Au début, ça m’affectait beaucoup. Aujourd’hui, j’essaie de passer au-dessus. Nos clientes ne sont pas dupes: elles savent très bien que si elles achètent la copie d’un de nos modèles sur AliExpress à cinq euros, ce sera du polyester de très mauvaise qualité et cousu dans des conditions déplorables. Si elles viennent vers nous, c’est aussi parce qu’elles veulent changer leur rapport à la consommation de vêtements. Au début de MaisonCléo, nous avions des commentaires du type “c’est inadmissible de vendre un simple haut 70 euros”, alors qu’on était bien en dessous de ce que ça nous coûtait. Aujourd’hui, nous avons moins de scrupules à vendre au prix juste, c’est-à-dire celui qui paie la qualité du tissu et de l’ouvrage. Par exemple, ce matin, j’ai trouvé un super tissu qui m’a coûté 139 euros pour trois mètres… Nous faisons en sorte d’être très transparentes dans toutes les étapes de fabrication pour montrer qu’un vêtement, ce n’est pas gratuit et qu’il faut davantage se méfier quand un chemisier est vendu 10 euros. Et avec les années, les clientes sont de moins en moins réticentes à mettre le prix pour avoir accès à du fait-main.
Quelle est la recette du succès de MaisonCléo?
Si j’en crois les retours de nos clientes, nous avons une image très authentique qui leur plaît. D’ailleurs, elles commencent leurs messages par “Hey Marie”, comme si j’étais leur copine, c’est génial! Je pense qu’elles se sentent proches de la marque parce que je fais en sorte de montrer tout le processus et que je réponds au maximum aux sollicitations. Peut-être aussi que le fait de ne pas être Parisiennes joue en notre faveur… (Rires)
Serions-nous en train de tourner la page de la fast fashion?

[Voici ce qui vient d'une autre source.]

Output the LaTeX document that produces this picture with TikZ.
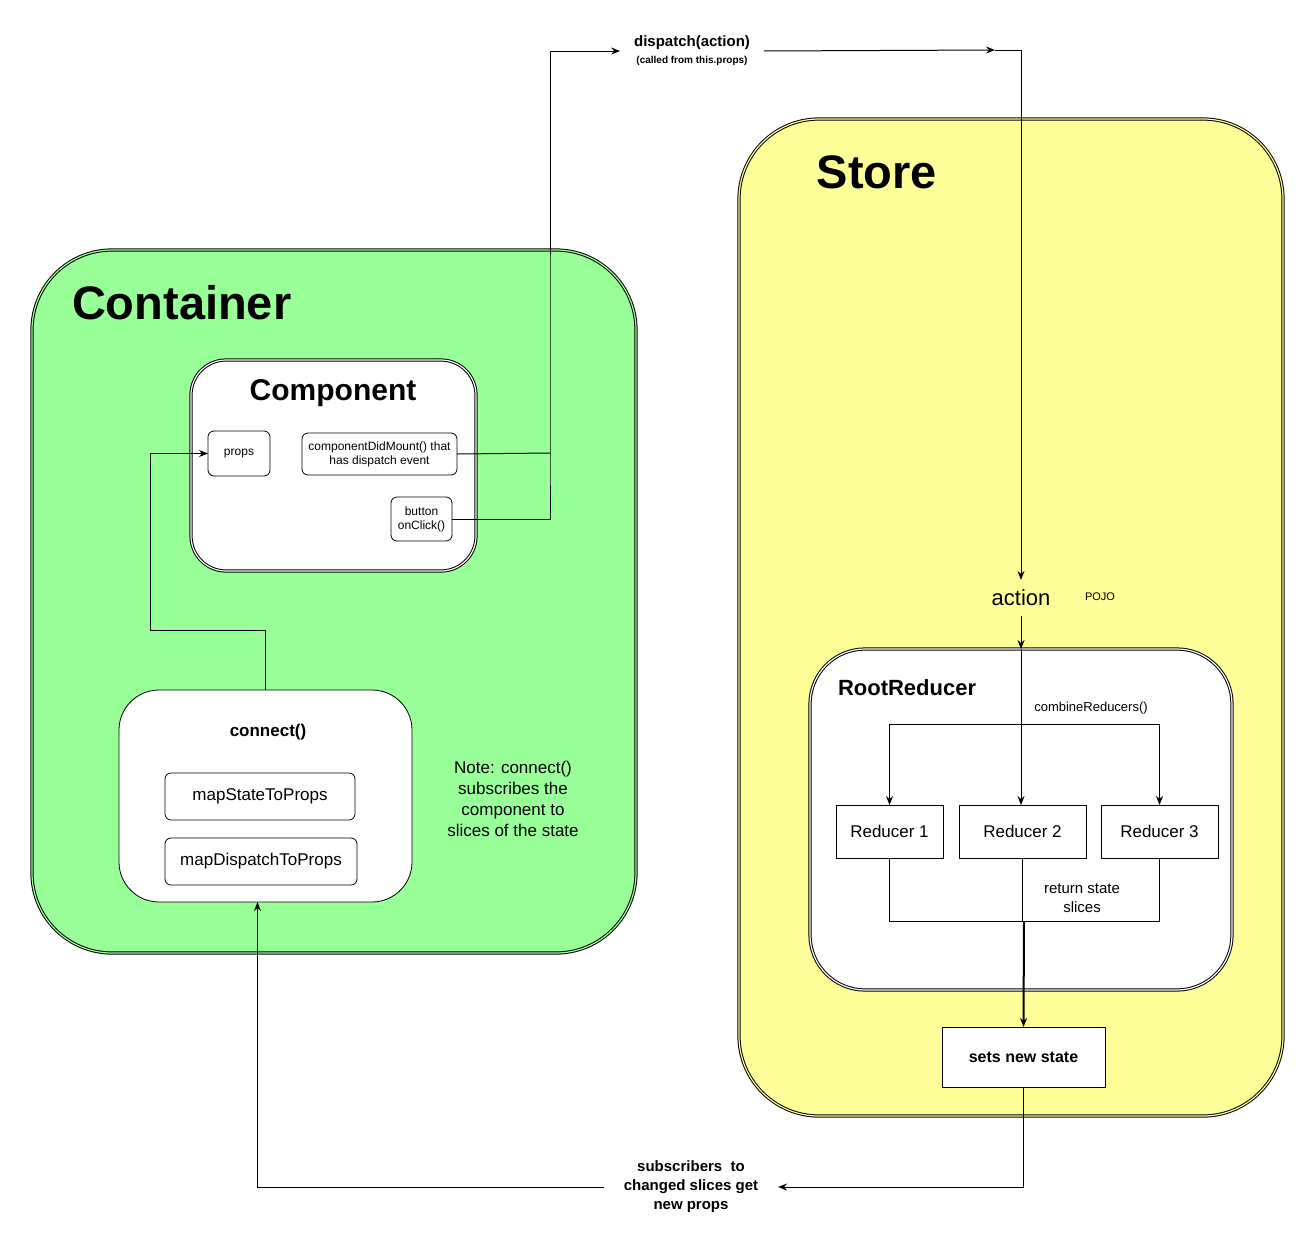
\documentclass[tikz,border=0pt]{standalone}
\usepackage{fontspec}
\setmainfont{Liberation Sans}
\usepackage{tikz}
\usetikzlibrary{positioning,arrows.meta}
\definecolor{ContainerGreen}{HTML}{99FF99}
\definecolor{StoreYellow}{HTML}{FFFF99}

\begin{document}
\begin{tikzpicture}[x=1pt, y=-1pt, line width=1pt,
    every node/.style={inner sep=0pt, outer sep=0pt, align=center},
    panel/.style={draw, double=#1, double distance=1.2pt, line width=1pt, fill=#1},
    smallbox/.style={draw, fill=white, rounded corners=6pt, line width=0.8pt},
    redbox/.style={draw, fill=white, line width=0.8pt, minimum height=53pt, font=\fontsize{17}{20}\selectfont},
    bigtitle/.style={font=\bfseries\fontsize{47}{56}\selectfont},
    arr/.style={-{Stealth[length=9pt,width=7pt,inset=3pt]}}]
		\useasboundingbox (0,0) rectangle (1315,1245);

		% Conteneur vert et son composant
		\node[panel=ContainerGreen, rounded corners=80pt, minimum width=604pt, minimum height=703pt] (container) at (334,601.5) {};
		\node[bigtitle, anchor=west] (containertitle) at (72,303) {Container};
		\node[panel=white, rounded corners=35pt, minimum width=285pt, minimum height=211pt] (component) at (333.5,465.5) {};
		\node[font=\bfseries\fontsize{30}{36}\selectfont] (componenttitle) at (333,393) {Component};
		\node[smallbox, minimum width=62pt, minimum height=45pt, font=\fontsize{12}{14}\selectfont] (props) at (239,453.5) {props};
		\node[smallbox, minimum width=155pt, minimum height=42pt, font=\fontsize{12}{14}\selectfont] (mount) at (379.5,454) {componentDidMount() that\\has dispatch event};
		\node[smallbox, minimum width=61pt, minimum height=44pt, font=\fontsize{12}{14}\selectfont] (button) at (421.5,519) {button\\onClick()};

		% Bloc connect()
		\node[draw, fill=white, line width=0.8pt, rounded corners=40pt, minimum width=293pt, minimum height=212pt] (connect) at (265.5,796) {};
		\node[font=\bfseries\fontsize{17}{20}\selectfont] (connecttitle) at (268,732) {connect()};
		\node[smallbox, minimum width=190pt, minimum height=47pt, font=\fontsize{17}{20}\selectfont] (mapstate) at (260,796.5) {mapStateToProps};
		\node[smallbox, minimum width=192pt, minimum height=47pt, font=\fontsize{17}{20}\selectfont] (mapdispatch) at (261,861.5) {mapDispatchToProps};
		\node[font=\fontsize{17}{21}\selectfont] (note) at (513,799) {Note: connect()\\subscribes the\\component to\\slices of the state};

		% Store jaune
		\node[panel=StoreYellow, rounded corners=80pt, minimum width=544pt, minimum height=997pt] (store) at (1011,617.5) {};
		\node[bigtitle] (storetitle) at (877,172) {Store};
		\node[font=\fontsize{22}{26}\selectfont, inner ysep=10pt] (action) at (1021,598) {action};
		\node[font=\fontsize{11}{13}\selectfont] (pojo) at (1100,597) {POJO};

		% RootReducer et reducers
		\node[panel=white, rounded corners=55pt, minimum width=422pt, minimum height=341pt] (root) at (1021,819.5) {};
		\node[font=\bfseries\fontsize{22}{26}\selectfont, anchor=west] (roottitle) at (838,688) {RootReducer};
		\node[font=\fontsize{13}{15}\selectfont] (combine) at (1091,708) {combineReducers()};
		\node[redbox, minimum width=107pt] (red1) at (889.5,831.5) {Reducer 1};
		\node[redbox, minimum width=127pt] (red2) at (1022.5,831.5) {Reducer 2};
		\node[redbox, minimum width=117pt] (red3) at (1159.5,831.5) {Reducer 3};
		\node[font=\fontsize{15}{19}\selectfont] (slices) at (1082,898) {return state\\slices};
		\node[draw, fill=white, line width=0.8pt, minimum width=163pt, minimum height=60pt, font=\bfseries\fontsize{16}{19}\selectfont] (newstate) at (1023.5,1057) {sets new state};

		% Etiquettes des fleches
		\node[font=\bfseries\fontsize{15}{17}\selectfont, inner xsep=14pt] (dispatch) at (692,51) {dispatch(action)\\\fontsize{10}{12}\selectfont(called from this.props)};
		\node[font=\bfseries\fontsize{15}{19}\selectfont, inner xsep=20pt] (subs) at (691,1187) {subscribers\ \ to\\changed slices get\\new props};

		% Coordonnees des coudes
		\coordinate (bend) at (150,630);
		\coordinate (rise) at (550,453);
		\coordinate (mid) at (995,50);
		\coordinate (split) at (1021,724);
		\coordinate (join) at (1024,921);

		% Fleches
		\draw[arr] (connect.north) |- (bend) |- (props.west);
		\draw (mount.east) -- (rise);
		\draw[arr] (button.east) -| (rise) |- (dispatch.west);
		\draw[arr] (dispatch.east) -- (mid);
		\draw[arr] (mid) -| (action.north);
		\draw[arr] (action.south) -- (action.south |- root.north);
		\draw[arr] (action.south |- root.north) -- (action.south |- red2.north);
		\draw[arr] (split) -| (red1.north);
		\draw[arr] (split) -| (red3.north);
		\draw (red1.south) |- (join) -| (red3.south);
		\draw (red2.south) -- (red2.south |- join);
		\draw[arr, line width=2pt] (join) -- (newstate.north);
		\draw[arr] (newstate.south) |- (subs.east);
		\draw[arr] (subs.west) -| ([xshift=-8pt]connect.south);
	\end{tikzpicture}
\end{document}
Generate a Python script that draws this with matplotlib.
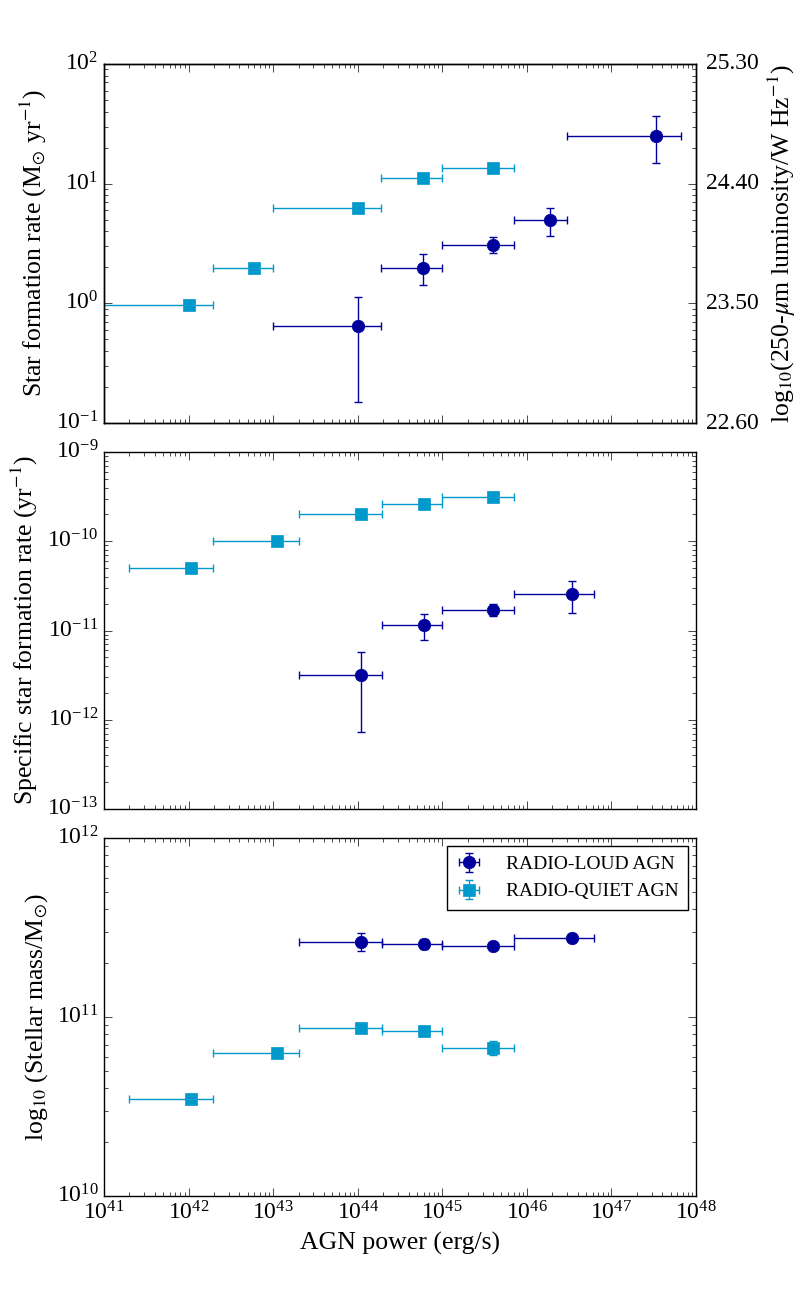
import numpy as np
import matplotlib
matplotlib.use("Agg")
import matplotlib.pyplot as plt
from matplotlib.ticker import FixedLocator, NullLocator, LogLocator

plt.style.use("classic")
plt.rcParams["font.family"] = ["Liberation Serif", "DejaVu Serif"]
plt.rcParams["mathtext.fontset"] = "stix"
plt.rcParams["figure.facecolor"] = "white"
plt.rcParams["savefig.facecolor"] = "white"

# ---------------- data ----------------
# Panel 1: star formation rate
sfr_rl_x = [1.0e44, 5.9e44, 4.0e45, 1.86e46, 3.4e47]
sfr_rl_xlo = [1.0e43, 1.86e44, 1.0e45, 7.1e45, 2.95e46]
sfr_rl_xhi = [1.86e44, 1.0e45, 7.1e45, 2.95e46, 6.6e47]
sfr_rl_y = [0.65, 1.96, 3.07, 4.98, 25.2]
sfr_rl_ylo = [0.15, 1.42, 2.65, 3.65, 15.0]
sfr_rl_yhi = [1.14, 2.58, 3.58, 6.28, 36.4]

sfr_rq_x = [1.02e42, 5.9e42, 1.0e44, 5.9e44, 4.0e45]
sfr_rq_xlo = [6.3e40, 1.95e42, 1.0e43, 1.86e44, 1.0e45]
sfr_rq_xhi = [1.95e42, 1.0e43, 1.86e44, 1.0e45, 7.1e45]
sfr_rq_y = [0.96, 1.96, 6.28, 11.2, 13.6]

# Panel 2: specific star formation rate
ssfr_rl_x = [1.1e44, 6.0e44, 4.0e45, 3.4e46]
ssfr_rl_xlo = [2.0e43, 1.95e44, 1.0e45, 7.1e45]
ssfr_rl_xhi = [1.95e44, 1.0e45, 7.1e45, 6.2e46]
ssfr_rl_y = [3.18e-12, 1.16e-11, 1.71e-11, 2.58e-11]
ssfr_rl_ylo = [7.3e-13, 7.9e-12, 1.44e-11, 1.59e-11]
ssfr_rl_yhi = [5.8e-12, 1.54e-11, 1.96e-11, 3.57e-11]

ssfr_rq_x = [1.07e42, 1.12e43, 1.1e44, 6.0e44, 4.0e45]
ssfr_rq_xlo = [1.95e41, 1.95e42, 2.0e43, 1.95e44, 1.0e45]
ssfr_rq_xhi = [1.95e42, 2.0e43, 1.95e44, 1.0e45, 7.1e45]
ssfr_rq_y = [5.05e-11, 1.0e-10, 2.03e-10, 2.64e-10, 3.15e-10]

# Panel 3: stellar mass
mass_rl_y = [2.62e11, 2.56e11, 2.49e11, 2.77e11]
mass_rl_ylo = [2.35e11, 2.40e11, 2.42e11, 2.70e11]
mass_rl_yhi = [2.93e11, 2.72e11, 2.56e11, 2.84e11]
mass_rq_y = [3.5e10, 6.33e10, 8.69e10, 8.32e10, 6.72e10]
mass_rq_ylo = [3.40e10, 6.15e10, 8.45e10, 8.10e10, 6.15e10]
mass_rq_yhi = [3.60e10, 6.50e10, 8.95e10, 8.55e10, 7.30e10]

lum_ticks = [22.60, 23.50, 24.40, 25.30]

C_RL = "#00009c"
C_RQ = "#0099cc"
LABEL_FS = 18.5


def xerr(x, lo, hi):
    x = np.asarray(x)
    return [x - np.asarray(lo), np.asarray(hi) - x]


def yerr(y, lo, hi):
    y = np.asarray(y)
    return [y - np.asarray(lo), np.asarray(hi) - y]


fig = plt.figure(figsize=(8, 13), dpi=100)
L, W = 0.13, 0.74
ax1 = fig.add_axes([L, 0.6746, W, 0.2762])
ax2 = fig.add_axes([L, 0.3777, W, 0.2746], sharex=ax1)
ax3 = fig.add_axes([L, 0.0800, W, 0.2754], sharex=ax1)

kw_rl = dict(fmt="o", color=C_RL, mec=C_RL, ms=9, capsize=3, elinewidth=1.0, capthick=1.0)
kw_rq = dict(fmt="s", color=C_RQ, mec=C_RQ, ms=9, capsize=3, elinewidth=1.0, capthick=1.0)

# panel 1
ax1.errorbar(sfr_rl_x, sfr_rl_y, xerr=xerr(sfr_rl_x, sfr_rl_xlo, sfr_rl_xhi),
             yerr=yerr(sfr_rl_y, sfr_rl_ylo, sfr_rl_yhi), **kw_rl)
ax1.errorbar(sfr_rq_x, sfr_rq_y, xerr=xerr(sfr_rq_x, sfr_rq_xlo, sfr_rq_xhi), **kw_rq)
ax1.set_xscale("log")
ax1.set_yscale("log")
ax1.set_xlim(1e41, 1e48)
ax1.set_ylim(0.1, 100)
ax1.set_ylabel(r"Star formation rate (M$_{\odot}$ yr$^{-1}$)", fontsize=LABEL_FS)

# right axis of panel 1
axr = ax1.twinx()
axr.set_ylim(lum_ticks[0], lum_ticks[-1])
axr.yaxis.set_major_locator(FixedLocator(lum_ticks))
axr.yaxis.set_minor_locator(NullLocator())
axr.set_yticklabels(["%.2f" % v for v in lum_ticks])
axr.tick_params(axis="y", which="both", length=0, labelsize=17, pad=7)
axr.set_ylabel(r"log$_{10}$(250-$\mu$m luminosity/W Hz$^{-1}$)", fontsize=LABEL_FS)

# panel 2
ax2.errorbar(ssfr_rl_x, ssfr_rl_y, xerr=xerr(ssfr_rl_x, ssfr_rl_xlo, ssfr_rl_xhi),
             yerr=yerr(ssfr_rl_y, ssfr_rl_ylo, ssfr_rl_yhi), **kw_rl)
ax2.errorbar(ssfr_rq_x, ssfr_rq_y, xerr=xerr(ssfr_rq_x, ssfr_rq_xlo, ssfr_rq_xhi), **kw_rq)
ax2.set_yscale("log")
ax2.set_ylim(1e-13, 1e-9)
ax2.set_ylabel(r"Specific star formation rate (yr$^{-1}$)", fontsize=LABEL_FS)

# panel 3
ax3.errorbar(ssfr_rl_x, mass_rl_y, xerr=xerr(ssfr_rl_x, ssfr_rl_xlo, ssfr_rl_xhi),
             yerr=yerr(mass_rl_y, mass_rl_ylo, mass_rl_yhi), label="RADIO-LOUD AGN", **kw_rl)
ax3.errorbar(ssfr_rq_x, mass_rq_y, xerr=xerr(ssfr_rq_x, ssfr_rq_xlo, ssfr_rq_xhi),
             yerr=yerr(mass_rq_y, mass_rq_ylo, mass_rq_yhi), label="RADIO-QUIET AGN", **kw_rq)
ax3.set_yscale("log")
ax3.set_ylim(1e10, 1e12)
ax3.set_ylabel(r"log$_{10}$ (Stellar mass/M$_{\odot}$)", fontsize=LABEL_FS)
ax3.set_xlabel("AGN power (erg/s)", fontsize=LABEL_FS)
leg = ax3.legend(loc="upper right", numpoints=1, fontsize=14, frameon=True,
                 fancybox=False, handlelength=1.2, handletextpad=1.3,
                 borderpad=0.5, labelspacing=0.5, borderaxespad=0.4)
leg.get_frame().set_edgecolor("black")

for ax in (ax1, ax2, ax3):
    ax.xaxis.set_major_locator(LogLocator(base=10, numticks=20))
    ax.tick_params(axis="both", which="both", direction="in", top=True, right=True,
                   labelsize=17)
    ax.tick_params(which="major", length=6)
    ax.tick_params(which="minor", length=3)
for ax in (ax1, ax2):
    plt.setp(ax.get_xticklabels(), visible=False)

fig.savefig("out.png", dpi=100)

J’observe une tendance globale qui va dans ce sens et je trouve ça génial! Ce matin, j’ai eu la fondatrice de la marque vintage Imparfaite au téléphone et elle me racontait qu’elle aussi avait eu beaucoup de commandes pendant le confinement. On reçoit énormément de messages de personnes disant qu’elles ont réfléchi à leur façon de consommer pendant cette période, c’est très encourageant. Il y a aussi un retour à la couture, au fait maison, qui est en train d’émerger. Une fois que la prise de conscience est engagée chez les consommateur·rice·s, c’est aux marques et grandes maisons d’être moteur du changement: si l’on se passe de la fast fashion -et c’est souhaitable- il faut aussi penser à toutes ces personnes que cette industrie rémunère, dans les usines des pays spécialisés, comme au Bangladesh ou en Inde. Nous ne pouvons pas les laisser derrière nous, après en avoir profité pendant aussi longtemps.